Product management, in practice, is exactly that role. You are rarely the deepest expert in the room, but you are the person expected to connect the dots. You need a lingua franca that lets you work with engineers, designers, QA, data, marketing, sales, and leadership without everything being translated for you.
What “full stack” means in product
When people hear “full stack PM”, they sometimes imagine a superhero PM who replaces everyone else. That is not what I mean.
Full stack does not mean doing all the work yourself. It means being able to engage deeply enough in many areas to create momentum, reduce risk, and make good decisions without being blocked.
A product manager should be able to:
- Conduct deep research and synthesize insights
- Write clear product and marketing materials
- Read and write basic code
- Define test plans and execute them
- Manage projects and dependencies
- Design a reasonable UI and user flow
- Sell the product, internally and externally
Not because they will do all of these things all the time, but because they understand them well enough to:
- Know when something does not make sense
- Challenge assumptions
- Unblock teams
- Take responsibility when things fall between roles
If you cannot write the first draft, you usually do not understand the problem well enough.
Why this matters in real life
Product work is ambiguous by nature. Requirements are incomplete. Data is messy. Tradeoffs are constant.
In that environment, strict role separation creates a dangerous pattern: people optimize their own slice and push responsibility elsewhere.
The full stack PM behaves differently. When something is unclear or stuck, they do not ask “who owns this”. They ask “what is the constraint, and what can I do to remove it”.
Sometimes that means writing a spec. Sometimes it means sitting with engineering. Sometimes it means mocking a flow, calling a customer, or running a test yourself.
This is not about heroics. It is about bias toward ownership.
The common objection
The usual response is: “Isn’t this just jack of all trades, master of none?”
It can be, if done badly.
The strong version of this model is simple: Depth in product thinking, breadth across adjacent domains.
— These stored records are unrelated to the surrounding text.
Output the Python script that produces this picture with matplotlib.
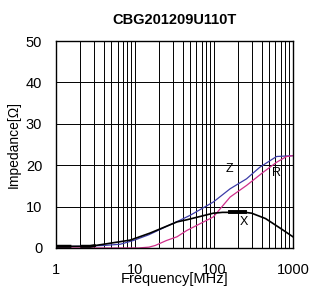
import matplotlib.pyplot as plt
import numpy as np

plt.rcParams["font.family"] = ["Liberation Sans", "DejaVu Sans"]

freq_z = [1, 2, 4, 6.5, 9.5, 15, 25, 37, 50, 98, 160, 258, 380, 620, 1000]
z_vals = [0.3, 0.4, 0.6, 0.9, 1.8, 3.2, 5.2, 6.7, 7.9, 11.1, 14.3, 16.7, 19.5, 22.1, 22.3]

freq_r = [1, 11, 15, 18, 25, 34, 45, 98, 160, 258, 420, 620, 830, 1000]
r_vals = [0.0, 0.0, 0.2, 0.6, 1.8, 2.7, 4.2, 7.5, 12.3, 15.1, 18.3, 20.7, 22.1, 22.3]

freq_x = [1, 2.7, 4, 8.7, 15.5, 34, 45, 98, 128, 160, 250, 300, 450, 700, 1000]
x_vals = [0.4, 0.4, 0.9, 1.9, 3.6, 6.3, 6.8, 8.4, 8.6, 8.6, 8.6, 8.4, 7.1, 4.7, 2.7]

fig, ax = plt.subplots(figsize=(3.1, 2.89), dpi=100)
fig.subplots_adjust(left=0.181, right=0.945, top=0.858, bottom=0.142)

ax.plot(freq_z, z_vals, color="#3c3ca8", lw=0.9)
ax.plot(freq_r, r_vals, color="#d0308c", lw=0.9)
ax.plot(freq_x, x_vals, color="black", lw=1.2)

# thick dashed stretches of the X trace
fx = np.array(freq_x, dtype=float)
xv = np.array(x_vals, dtype=float)
low = fx <= 4
ax.plot(fx[low], xv[low], color="black", lw=2.2, dashes=(5, 3))
mid = (fx >= 160) & (fx <= 250)
ax.plot(fx[mid], xv[mid], color="black", lw=2.8)

ax.set_xscale("log")
ax.set_xlim(1, 1000)
ax.set_ylim(0, 50)
ax.set_yticks([0, 10, 20, 30, 40, 50])
ax.set_xticks([1, 10, 100, 1000])
ax.set_xticklabels(["1", "10", "100", "1000"])
ax.grid(True, which="both", color="black", lw=0.7)
ax.tick_params(which="both", length=0, labelsize=10.5)
ax.tick_params(axis="y", pad=10)
ax.tick_params(axis="x", pad=11)
for s in ax.spines.values():
    s.set_color("black")
    s.set_linewidth(1.0)

ax.text(156, 19.1, "Z", fontsize=9, ha="center", va="center")
ax.text(620, 18.1, "R", fontsize=9, ha="center", va="center")
ax.text(241, 6.3, "X", fontsize=9, ha="center", va="center")

ax.set_title("CBG201209U110T", fontsize=10.5, fontweight="bold", pad=12)
ax.set_ylabel("Impedance[\u03a9]", fontsize=10, labelpad=4)
ax.set_xlabel("Frequency[MHz]", fontsize=10.5, labelpad=-4)

fig.savefig("out.png", dpi=100)
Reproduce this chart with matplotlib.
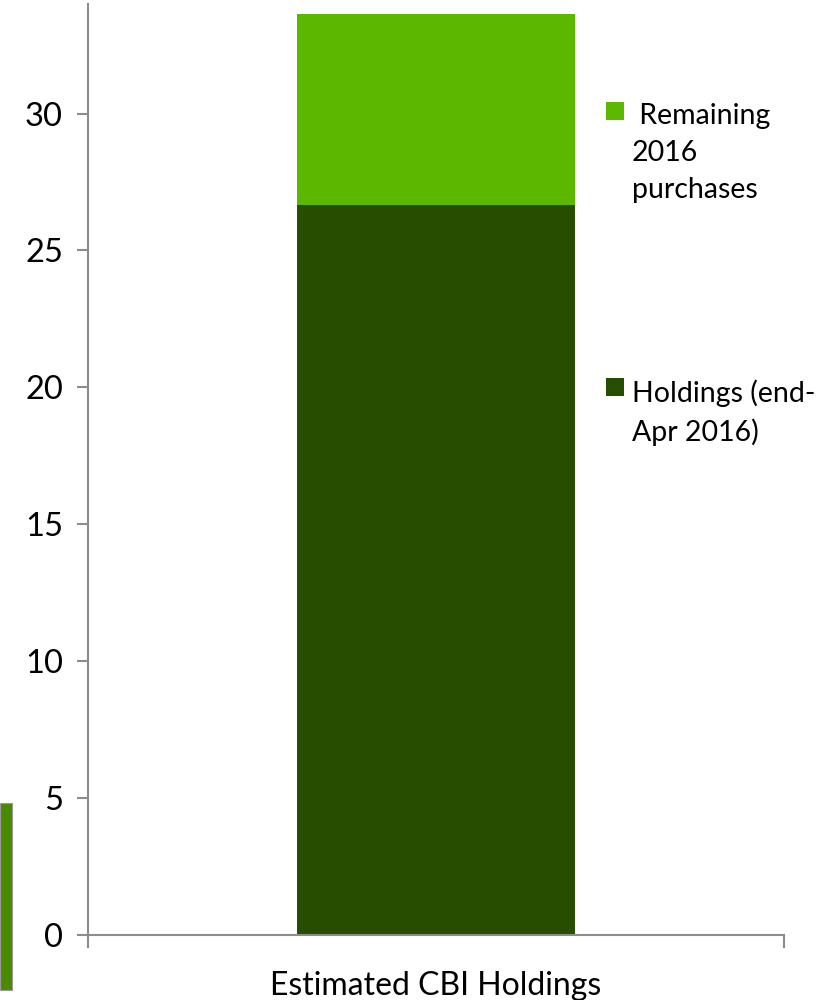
import matplotlib
matplotlib.use("Agg")
from matplotlib import pyplot as plt
from matplotlib.patches import Rectangle

categories = ["Estimated CBI Holdings"]
holdings = [26.65]
remaining = [7.0]
series_names = [" Remaining\n2016\npurchases", "Holdings (end-\nApr 2016)"]
yticks = [0, 5, 10, 15, 20, 25, 30]

light_green = "#5BB700"
dark_green = "#264D00"
grey = "#8C8C8C"

plt.rcParams["font.family"] = ["Lato", "DejaVu Sans"]

fig = plt.figure(figsize=(8.32, 10), dpi=100)
ax = fig.add_axes([88 / 832, 65 / 1000, 696 / 832, 931 / 1000])

x = list(range(len(categories)))
ax.bar(x, holdings, width=0.4, color=dark_green)
ax.bar(x, remaining, width=0.4, bottom=holdings, color=light_green)

ax.set_xlim(-0.5, 0.5)
ax.set_ylim(0, 34)
ax.set_yticks(yticks)
ax.set_yticklabels([str(t) for t in yticks], fontsize=23.5)
ax.tick_params(axis="y", length=8, width=1.5, color=grey, pad=10)
ax.set_xticks(x)
ax.set_xticklabels(categories, fontsize=23)
ax.tick_params(axis="x", which="major", length=0, pad=26)
ax.set_xticks([-0.5, 0.5], minor=True)
ax.tick_params(axis="x", which="minor", length=9, width=1.5, color=grey)

for side in ["top", "right"]:
    ax.spines[side].set_visible(False)
for side in ["left", "bottom"]:
    ax.spines[side].set_color(grey)
    ax.spines[side].set_linewidth(1.5)

# legend, drawn by hand so the key sits beside the first line
legend_items = [(series_names[0], light_green, 102), (series_names[1], dark_green, 378)]
for label, color, top in legend_items:
    fig.patches.append(Rectangle((606 / 832, 1 - (top + 18) / 1000), 18 / 832, 18 / 1000,
                                 transform=fig.transFigure, facecolor=color,
                                 edgecolor="none"))
    fig.text(632 / 832, 1 - (top + 1) / 1000, label, fontsize=20.5, va="top",
             ha="left", linespacing=1.53, color="black")

# clipped fragment on the left edge of the original image
fig.patches.append(Rectangle((0, 10 / 1000), 12 / 832, 187 / 1000,
                             transform=fig.transFigure, facecolor="#4A8A00",
                             edgecolor="#9A9A9A", linewidth=0.8))

fig.savefig("out.png", dpi=100)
You still rely on specialists. You still respect expertise. But you are not helpless without it.
A good rule of thumb is this: a full stack PM should be able to produce a reasonable first version in almost any domain, then work with experts to make it great.
That single capability changes everything. Speed. Trust. Quality of decisions.
How this shapes how I hire
This belief strongly influences how I evaluate product managers.
I tend to prefer people who:
- Have been around and did a thing or two
- Did not start their career in product management
- Show agility of mind rather than narrow optimization
- Are humble enough to know what they do not know
- Are hungry enough to keep learning
Product management is not a title you grow into by staying inside the lines. It is a role you grow into by repeatedly stepping slightly outside your comfort zone.
People who only ever did “PM work” often struggle with this. People who came from other roles tend to understand systems, tradeoffs, and reality better.
A practical takeaway
If you want to apply this mindset, here is a simple starting point.
Pick one area where you want real depth, and deliberately build basic competence in three adjacent ones.
Enough to understand. Enough to challenge. Enough to act.
You do not need permission to learn these things. Most of them are learned by doing: writing, sketching, testing, reading code, talking to users.
Over time, this compounds. You become less dependent, more effective, and more trusted.
Final thought
Product management is responsibility without excuses.
A full stack PM is not defined by a job description, but by their willingness to step in, learn fast, and own outcomes when reality does not fit the org chart.
That is what “full stack” means to me.